- **EXERCISE OBJECTIVE**: Produce a word-for-word copy of the listing below without its pictures.

- **AVAILABLE DATA**:

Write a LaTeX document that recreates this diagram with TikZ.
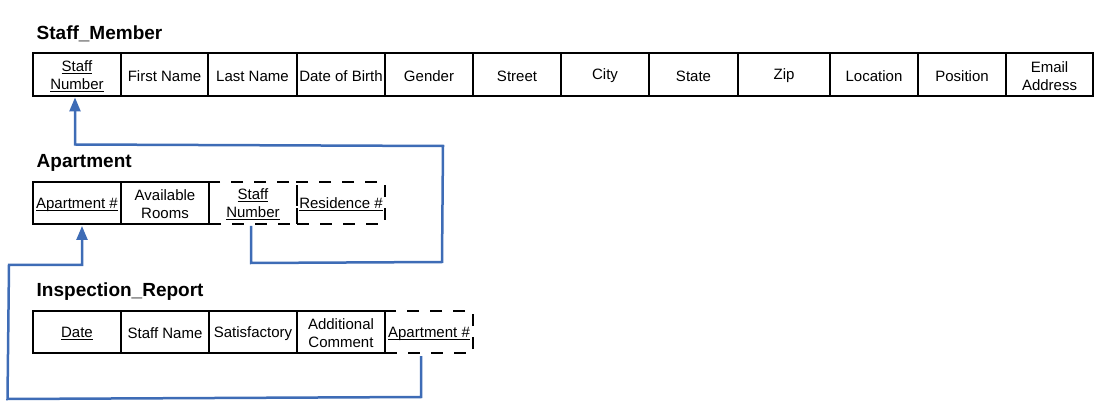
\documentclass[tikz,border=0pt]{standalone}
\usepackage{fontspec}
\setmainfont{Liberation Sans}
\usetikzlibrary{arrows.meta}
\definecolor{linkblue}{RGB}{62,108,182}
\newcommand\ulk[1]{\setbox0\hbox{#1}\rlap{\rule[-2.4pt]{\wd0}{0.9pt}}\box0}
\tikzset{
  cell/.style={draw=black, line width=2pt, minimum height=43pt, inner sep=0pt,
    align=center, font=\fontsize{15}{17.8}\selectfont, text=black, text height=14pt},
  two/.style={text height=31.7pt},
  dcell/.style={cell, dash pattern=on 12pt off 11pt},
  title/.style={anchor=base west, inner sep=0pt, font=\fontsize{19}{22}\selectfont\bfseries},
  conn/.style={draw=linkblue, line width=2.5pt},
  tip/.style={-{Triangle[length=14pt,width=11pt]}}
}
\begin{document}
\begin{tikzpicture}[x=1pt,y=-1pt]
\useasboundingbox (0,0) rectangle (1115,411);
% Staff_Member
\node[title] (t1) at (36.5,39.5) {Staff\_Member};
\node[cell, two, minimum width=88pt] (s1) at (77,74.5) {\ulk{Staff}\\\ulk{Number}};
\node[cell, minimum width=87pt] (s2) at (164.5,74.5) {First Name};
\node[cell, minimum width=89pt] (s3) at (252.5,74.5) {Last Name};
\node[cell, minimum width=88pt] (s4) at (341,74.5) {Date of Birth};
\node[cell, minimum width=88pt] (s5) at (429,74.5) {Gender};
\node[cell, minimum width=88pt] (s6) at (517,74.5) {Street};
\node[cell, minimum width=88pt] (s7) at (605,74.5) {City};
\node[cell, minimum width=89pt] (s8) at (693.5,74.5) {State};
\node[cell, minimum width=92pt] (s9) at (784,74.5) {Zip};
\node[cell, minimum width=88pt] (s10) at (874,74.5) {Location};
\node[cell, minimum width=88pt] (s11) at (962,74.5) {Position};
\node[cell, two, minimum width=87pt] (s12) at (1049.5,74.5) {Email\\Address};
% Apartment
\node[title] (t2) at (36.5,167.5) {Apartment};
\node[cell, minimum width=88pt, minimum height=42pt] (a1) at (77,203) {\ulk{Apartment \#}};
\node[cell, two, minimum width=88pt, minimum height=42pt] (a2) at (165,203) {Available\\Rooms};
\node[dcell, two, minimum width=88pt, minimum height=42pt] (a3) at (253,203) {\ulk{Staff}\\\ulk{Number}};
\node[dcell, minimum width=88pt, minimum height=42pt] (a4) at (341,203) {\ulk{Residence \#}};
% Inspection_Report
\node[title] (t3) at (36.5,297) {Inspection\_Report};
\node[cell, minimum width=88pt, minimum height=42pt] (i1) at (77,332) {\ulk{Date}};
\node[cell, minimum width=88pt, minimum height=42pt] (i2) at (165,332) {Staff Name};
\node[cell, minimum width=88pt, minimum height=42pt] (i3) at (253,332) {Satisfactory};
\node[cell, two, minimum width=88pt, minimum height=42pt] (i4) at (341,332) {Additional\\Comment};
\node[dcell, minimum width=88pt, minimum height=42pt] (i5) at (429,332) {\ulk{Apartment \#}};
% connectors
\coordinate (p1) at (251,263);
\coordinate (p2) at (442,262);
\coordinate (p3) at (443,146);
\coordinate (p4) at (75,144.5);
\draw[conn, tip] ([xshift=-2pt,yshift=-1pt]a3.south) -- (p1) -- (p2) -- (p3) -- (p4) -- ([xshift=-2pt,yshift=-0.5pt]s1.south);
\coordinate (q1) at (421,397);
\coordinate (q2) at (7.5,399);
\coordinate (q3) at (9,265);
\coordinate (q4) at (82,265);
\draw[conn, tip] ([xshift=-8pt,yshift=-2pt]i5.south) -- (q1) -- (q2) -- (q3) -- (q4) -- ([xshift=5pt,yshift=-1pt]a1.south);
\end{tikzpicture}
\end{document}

- **THE SOLUTION**:
Write a LaTeX document that recreates this diagram with TikZ.
\documentclass[tikz,border=0pt]{standalone}
\usepackage{fontspec}
\setmainfont{Liberation Sans}
\usetikzlibrary{arrows.meta}
\definecolor{linkblue}{RGB}{62,108,182}
\newcommand\ulk[1]{\setbox0\hbox{#1}\rlap{\rule[-2.4pt]{\wd0}{0.9pt}}\box0}
\tikzset{
  cell/.style={draw=black, line width=2pt, minimum height=43pt, inner sep=0pt,
    align=center, font=\fontsize{15}{17.8}\selectfont, text=black, text height=14pt},
  two/.style={text height=31.7pt},
  dcell/.style={cell, dash pattern=on 12pt off 11pt},
  title/.style={anchor=base west, inner sep=0pt, font=\fontsize{19}{22}\selectfont\bfseries},
  conn/.style={draw=linkblue, line width=2.5pt},
  tip/.style={-{Triangle[length=14pt,width=11pt]}}
}
\begin{document}
\begin{tikzpicture}[x=1pt,y=-1pt]
\useasboundingbox (0,0) rectangle (1115,411);
% Staff_Member
\node[title] (t1) at (36.5,39.5) {Staff\_Member};
\node[cell, two, minimum width=88pt] (s1) at (77,74.5) {\ulk{Staff}\\\ulk{Number}};
\node[cell, minimum width=87pt] (s2) at (164.5,74.5) {First Name};
\node[cell, minimum width=89pt] (s3) at (252.5,74.5) {Last Name};
\node[cell, minimum width=88pt] (s4) at (341,74.5) {Date of Birth};
\node[cell, minimum width=88pt] (s5) at (429,74.5) {Gender};
\node[cell, minimum width=88pt] (s6) at (517,74.5) {Street};
\node[cell, minimum width=88pt] (s7) at (605,74.5) {City};
\node[cell, minimum width=89pt] (s8) at (693.5,74.5) {State};
\node[cell, minimum width=92pt] (s9) at (784,74.5) {Zip};
\node[cell, minimum width=88pt] (s10) at (874,74.5) {Location};
\node[cell, minimum width=88pt] (s11) at (962,74.5) {Position};
\node[cell, two, minimum width=87pt] (s12) at (1049.5,74.5) {Email\\Address};
% Apartment
\node[title] (t2) at (36.5,167.5) {Apartment};
\node[cell, minimum width=88pt, minimum height=42pt] (a1) at (77,203) {\ulk{Apartment \#}};
\node[cell, two, minimum width=88pt, minimum height=42pt] (a2) at (165,203) {Available\\Rooms};
\node[dcell, two, minimum width=88pt, minimum height=42pt] (a3) at (253,203) {\ulk{Staff}\\\ulk{Number}};
\node[dcell, minimum width=88pt, minimum height=42pt] (a4) at (341,203) {\ulk{Residence \#}};
% Inspection_Report
\node[title] (t3) at (36.5,297) {Inspection\_Report};
\node[cell, minimum width=88pt, minimum height=42pt] (i1) at (77,332) {\ulk{Date}};
\node[cell, minimum width=88pt, minimum height=42pt] (i2) at (165,332) {Staff Name};
\node[cell, minimum width=88pt, minimum height=42pt] (i3) at (253,332) {Satisfactory};
\node[cell, two, minimum width=88pt, minimum height=42pt] (i4) at (341,332) {Additional\\Comment};
\node[dcell, minimum width=88pt, minimum height=42pt] (i5) at (429,332) {\ulk{Apartment \#}};
% connectors
\coordinate (p1) at (251,263);
\coordinate (p2) at (442,262);
\coordinate (p3) at (443,146);
\coordinate (p4) at (75,144.5);
\draw[conn, tip] ([xshift=-2pt,yshift=-1pt]a3.south) -- (p1) -- (p2) -- (p3) -- (p4) -- ([xshift=-2pt,yshift=-0.5pt]s1.south);
\coordinate (q1) at (421,397);
\coordinate (q2) at (7.5,399);
\coordinate (q3) at (9,265);
\coordinate (q4) at (82,265);
\draw[conn, tip] ([xshift=-8pt,yshift=-2pt]i5.south) -- (q1) -- (q2) -- (q3) -- (q4) -- ([xshift=5pt,yshift=-1pt]a1.south);
\end{tikzpicture}
\end{document}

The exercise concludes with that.